Put it this way: you really have only two choices, or a choice of two principles. Depending upon how you choose, hundreds of implications and entailments follow, right down to whether you are a conservative or revolutionary (of course, the leftist is never intellectually consistent, so in his case it doesn't matter that he believes mutually exclusive ideas).
The choice is: common sense realism or nominalism; Aquinas or Kant; God or nihilism; intellectual or anti-intellectual; order or dis-order; freedom or egalitarianism; light or darkness; individualism or conformity; gratitude or envy; racial colorblindness or racist identity politics; justice or "social justice"; Etc.
Exaggeration? Polemical? Simplistic? Tendentious? I really don't think so. Let's cite some passages from the book in question. Here's a description of how the Revolution kills institutions and souls: it attacks Christian civilization like a certain tree in the Brazilian forest, the "strangler fig," which wraps "itself around the trunk of another tree, completely covers it and kills it."
Analogously, "the Revolution approached Christian civilization in order to wrap itself around it and kill it." Consider how homosexuality infiltrated the priesthood with predictable consequences. It very much reminds me of Iowahawk's Timeless Tweet about the four stages of leftist destruction:
1. Identify a respected institution.
2. Kill it.
3. Gut it.
4. Wear its carcass as a skin suit, while demanding respect.
The Supreme Court. Marriage. Academia. Journalism. The "art world." And increasingly, science.
Oh yes, and gender. Back to Solway's piece and then we're out of time. Why are feminists such miserable people? This is like asking why the palm tree you're trying to grow in northern Canada isn't flourishing. You're denying its essence, which is to say, its reason for being (i.e., its formal principle).
By the way, I haven't even finished the article. I just know ahead of time that it will provide us with some insultaining examples of what we're talking about:
The weakening of men and the empowerment of women, as “women claw their way to ever increasing power and fix men (especially young, white men), in their crosshairs,” destroy the sexual, romantic and institutional bond between the sexes. Similarly, the common preachment that men should jettison their manhood and become more like women is to distort the gender relationship and introduce a schism into the culture that can lead only to turmoil and unhappiness for both men and women....
Modern feminism, however, is determined... “to depict everything pertaining specifically to women as ‘oppression’,” leading to a pervasive resentment that vitiates their “essential nature”....

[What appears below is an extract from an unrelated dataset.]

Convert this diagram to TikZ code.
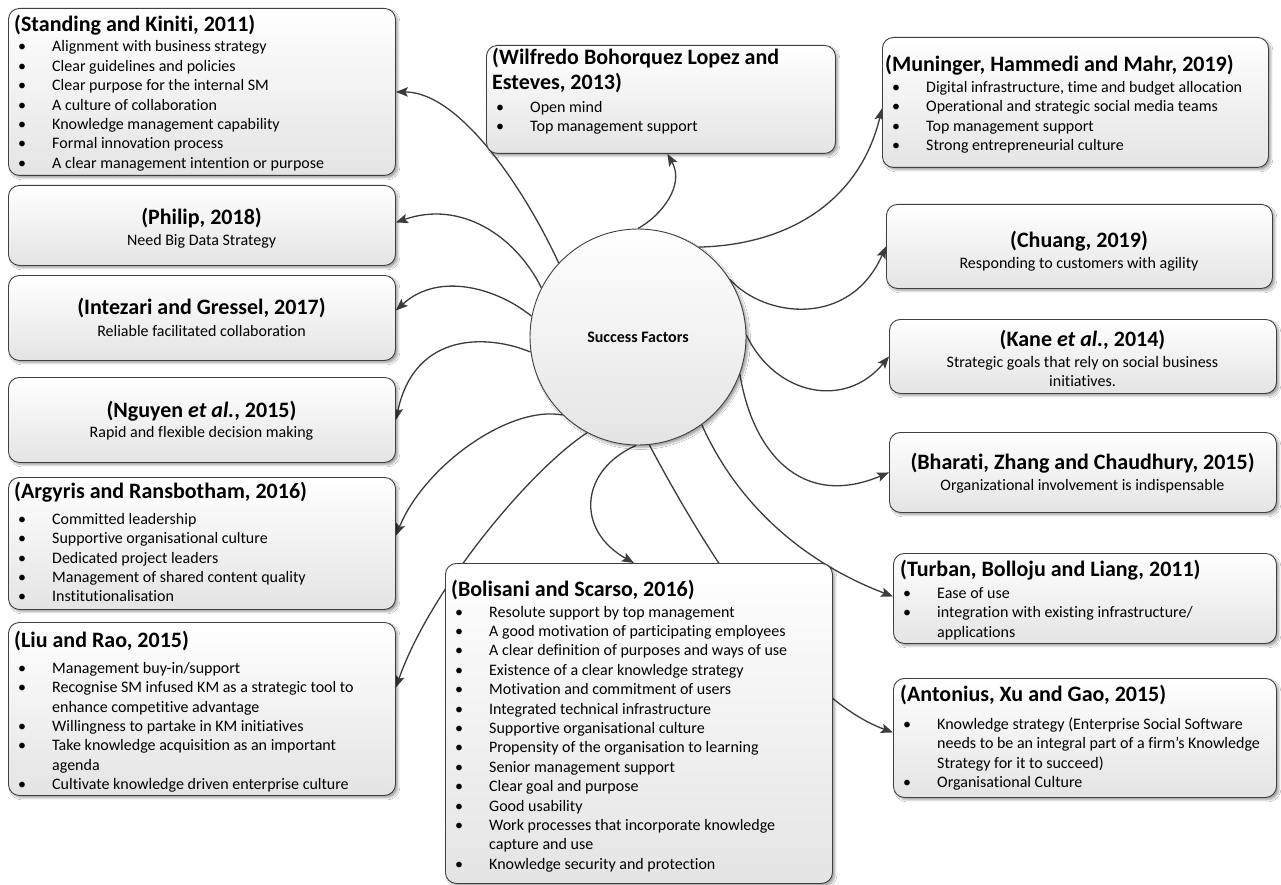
\documentclass[tikz,border=0pt]{standalone}
\usepackage{fontspec}
\setmainfont{Carlito}[Ligatures=NoCommon]
\usetikzlibrary{arrows.meta,shadows.blur}
\pgfdeclarelayer{background}
\pgfsetlayers{background,main}
\definecolor{edge}{HTML}{3F3F3F}
\definecolor{linkc}{HTML}{3C3C3C}
\definecolor{shadebot}{HTML}{E4E4E4}
% bullet line and continuation line of a list
\newcommand{\bitem}[1]{\makebox[34pt][l]{\textbullet}#1}
\newcommand{\bcont}[1]{\makebox[34pt][l]{}#1}
% rounded card from (x0,y0) to (x1,y1)
\newcommand{\card}[5]{\node[card, minimum width={#4-#2}, minimum height={#5-#3}] (#1) at (#2,#3) {};}
\tikzset{
  card/.style={draw=edge, line width=0.9pt, rounded corners=11pt,
    top color=white, bottom color=shadebot, inner sep=0pt, anchor=north west,
    blur shadow={shadow xshift=2.5pt, shadow yshift=-2.5pt, shadow blur steps=6, shadow opacity=35}},
  hub/.style={circle, draw=edge, line width=0.9pt, top color=white, bottom color=shadebot,
    inner sep=0pt, font=\fontsize{16}{19}\selectfont\bfseries,
    blur shadow={shadow xshift=2.5pt, shadow yshift=-2.5pt, shadow blur steps=6, shadow opacity=35}},
  head/.style={font=\fontsize{22}{25}\selectfont\bfseries, inner sep=0pt},
  lines/.style={font=\fontsize{16}{19.4}\selectfont, align=left, inner sep=0pt, anchor=north west},
  mid/.style={font=\fontsize{16}{19.4}\selectfont, align=center, inner sep=0pt},
  link/.style={draw=linkc, line width=1.3pt, -{Stealth[length=12pt,width=9.5pt,inset=2.5pt]}},
}
\begin{document}
\begin{tikzpicture}[x=1pt,y=-1pt]
\useasboundingbox (0,0) rectangle (1281,885);

% central hub
\node[hub, minimum size=216pt] (sf) at (638,337) {Success Factors};

% left column
\card{stand}{8}{8}{395}{175}
\node[head, anchor=west] (stand-h) at (14,25) {(Standing and Kiniti, 2011)};
\node[lines] (stand-l) at (18,38.8) {\rule{0pt}{13pt}\bitem{Alignment with business strategy}\\
  \bitem{Clear guidelines and policies}\\
  \bitem{Clear purpose for the internal SM}\\
  \bitem{A culture of collaboration}\\
  \bitem{Knowledge management capability}\\
  \bitem{Formal innovation process}\\
  \bitem{A clear management intention or purpose}};

\card{phil}{8}{185}{395}{265}
\node[head] (phil-h) at (201.5,218) {(Philip, 2018)};
\node[mid] (phil-s) at (201.5,241) {Need Big Data Strategy};

\card{intz}{8}{275}{395}{360}
\node[head] (intz-h) at (201.5,308) {(Intezari and Gressel, 2017)};
\node[mid] (intz-s) at (201.5,331) {Reliable facilitated collaboration};

\card{nguy}{8}{377}{395}{462}
\node[head] (nguy-h) at (201.5,411) {(Nguyen \textit{et al.}, 2015)};
\node[mid] (nguy-s) at (201.5,433) {Rapid and flexible decision making};

\card{argy}{8}{477}{395}{609}
\node[head, anchor=west] (argy-h) at (14,492) {(Argyris and Ransbotham, 2016)};
\node[lines] (argy-l) at (18,511.1) {\rule{0pt}{13pt}\bitem{Committed leadership}\\
  \bitem{Supportive organisational culture}\\
  \bitem{Dedicated project leaders}\\
  \bitem{Management of shared content quality}\\
  \bitem{Institutionalisation}};

\card{liu}{8}{622}{395}{795}
\node[head, anchor=west] (liu-h) at (14,641) {(Liu and Rao, 2015)};
\node[lines] (liu-l) at (18,660.1) {\rule{0pt}{13pt}\bitem{Management buy-in/support}\\
  \bitem{Recognise SM infused KM as a strategic tool to}\\
  \bcont{enhance competitive advantage}\\
  \bitem{Willingness to partake in KM initiatives}\\
  \bitem{Take knowledge acquisition as an important}\\
  \bcont{agenda}\\
  \bitem{Cultivate knowledge driven enterprise culture}};

% top middle
\card{wilf}{486}{45}{835}{153}
\node[head, align=left, anchor=north west] (wilf-h) at (492,47) {\rule{0pt}{17pt}(Wilfredo Bohorquez Lopez and\\ Esteves, 2013)};
\node[lines] (wilf-l) at (496,99.1) {\rule{0pt}{13pt}\bitem{Open mind}\\
  \bitem{Top management support}};

% bottom middle
\card{bol}{445}{563}{832}{883}
\node[head, anchor=west] (bol-h) at (451,590) {(Bolisani and Scarso, 2016)};
\node[lines] (bol-l) at (455,603.8) {\rule{0pt}{13pt}\bitem{Resolute support by top management}\\
  \bitem{A good motivation of participating employees}\\
  \bitem{A clear definition of purposes and ways of use}\\
  \bitem{Existence of a clear knowledge strategy}\\
  \bitem{Motivation and commitment of users}\\
  \bitem{Integrated technical infrastructure}\\
  \bitem{Supportive organisational culture}\\
  \bitem{Propensity of the organisation to learning}\\
  \bitem{Senior management support}\\
  \bitem{Clear goal and purpose}\\
  \bitem{Good usability}\\
  \bitem{Work processes that incorporate knowledge}\\
  \bcont{capture and use}\\
  \bitem{Knowledge security and protection}};

% right column
\card{mun}{882}{37}{1268}{167}
\node[head, anchor=west] (mun-h) at (885,65) {(Muninger, Hammedi and Mahr, 2019)};
\node[lines] (mun-l) at (892,79.4) {\rule{0pt}{13pt}\bitem{Digital infrastructure, time and budget allocation}\\
  \bitem{Operational and strategic social media teams}\\
  \bitem{Top management support}\\
  \bitem{Strong entrepreneurial culture}};

\card{chu}{886}{204}{1272}{288}
\node[head] (chu-h) at (1079,241) {(Chuang, 2019)};
\node[mid] (chu-s) at (1079,264) {Responding to customers with agility};

\card{kane}{889}{319}{1276}{393}
\node[head] (kane-h) at (1082.5,340) {(Kane \textit{et al.}, 2014)};
\node[mid, anchor=north] (kane-s) at (1082.5,354.1) {\rule{0pt}{13pt}Strategic goals that rely on social business\\ initiatives.};

\card{bhar}{889}{432}{1276}{512}
\node[head] (bhar-h) at (1082.5,463) {(Bharati, Zhang and Chaudhury, 2015)};
\node[mid] (bhar-s) at (1082.5,486) {Organizational involvement is indispensable};

\card{turb}{893}{553}{1276}{643}
\node[head, anchor=west] (turb-h) at (900,570) {(Turban, Bolloju and Liang, 2011)};
\node[lines] (turb-l) at (903,585.1) {\rule{0pt}{13pt}\bitem{Ease of use}\\
  \bitem{integration with existing infrastructure/}\\
  \bcont{applications}};

\card{anto}{893}{678}{1276}{797}
\node[head, anchor=west] (anto-h) at (900,695) {(Antonius, Xu and Gao, 2015)};
\node[lines] (anto-l) at (903,716.1) {\rule{0pt}{13pt}\bitem{Knowledge strategy (Enterprise Social Software}\\
  \bcont{needs to be an integral part of a firm’s Knowledge}\\
  \bcont{Strategy for it to succeed)}\\
  \bitem{Organisational Culture}};

% connectors, kept beneath the cards
\begin{pgfonlayer}{background}
\fill[white] (0,0) rectangle (1281,885);
\draw[link] (sf.137.6) .. controls (525,190) and (460,92) .. (stand.east);
\draw[link] (sf.153) .. controls (515,235) and (460,200) .. ([yshift=3pt]phil.east);
\draw[link] (sf.169.3) .. controls (500,290) and (440,270) .. ([yshift=7.5pt]intz.east);
\draw[link] (sf.188.4) .. controls (490,335) and (415,330) .. (nguy.east);
\draw[link] (sf.226.8) .. controls (510,405) and (425,465) .. ([yshift=8pt]argy.east);
\draw[link] (sf.242.7) .. controls (530,470) and (430,590) .. ([yshift=21.5pt]liu.east);
\draw[link] (sf.269.5) .. controls (580,470) and (575,530) .. ([xshift=-5pt]bol.north);
\draw[link] (sf.276.3) .. controls (693,527) and (790,695) .. ([yshift=5.5pt]anto.west);
\draw[link] (sf.306.4) .. controls (740,510) and (810,565) .. ([yshift=2pt]turb.west);
\draw[link] (sf.340.6) .. controls (752,450) and (800,510) .. (bhar.west);
\draw[link] (sf.1) .. controls (775,395) and (845,410) .. (kane.west);
\draw[link] (sf.32.7) .. controls (765,318) and (850,328) .. (chu.west);
\draw[link] (sf.56.3) .. controls (790,245) and (860,200) .. ([yshift=-6pt]mun.west);
\draw[link] (sf.90.5) .. controls (662,215) and (685,185) .. ([xshift=6.5pt]wilf.south);
\end{pgfonlayer}
\end{tikzpicture}
\end{document}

Feminism is a conspiracy against productive relationships, romantic love and the traditional family—a conspiracy disguised as a historical necessity, much like the anti-family [Revolutionary] communist doctrine with which it has close conceptual ties....
What we are witnessing, in Robert Curry’s terms from Reclaiming Common Sense: Finding Truth in a Post-Truth World, is a war on the crucial role common sense plays in our lives, for example, “the denial of plain fact that humans are either male or female,” with all that the genetic binary has implied since the beginning of recorded time. This “plain fact” has been routinely and programmatically denied by feminists and gender mavens, for whom sexual differentiation is “fluid” and a matter of choice or feeling. The real “deniers,” however, are the feminists and their male enablers.... As a result, the culture is in disarray and its future, as Kierkegaard saw, is despair.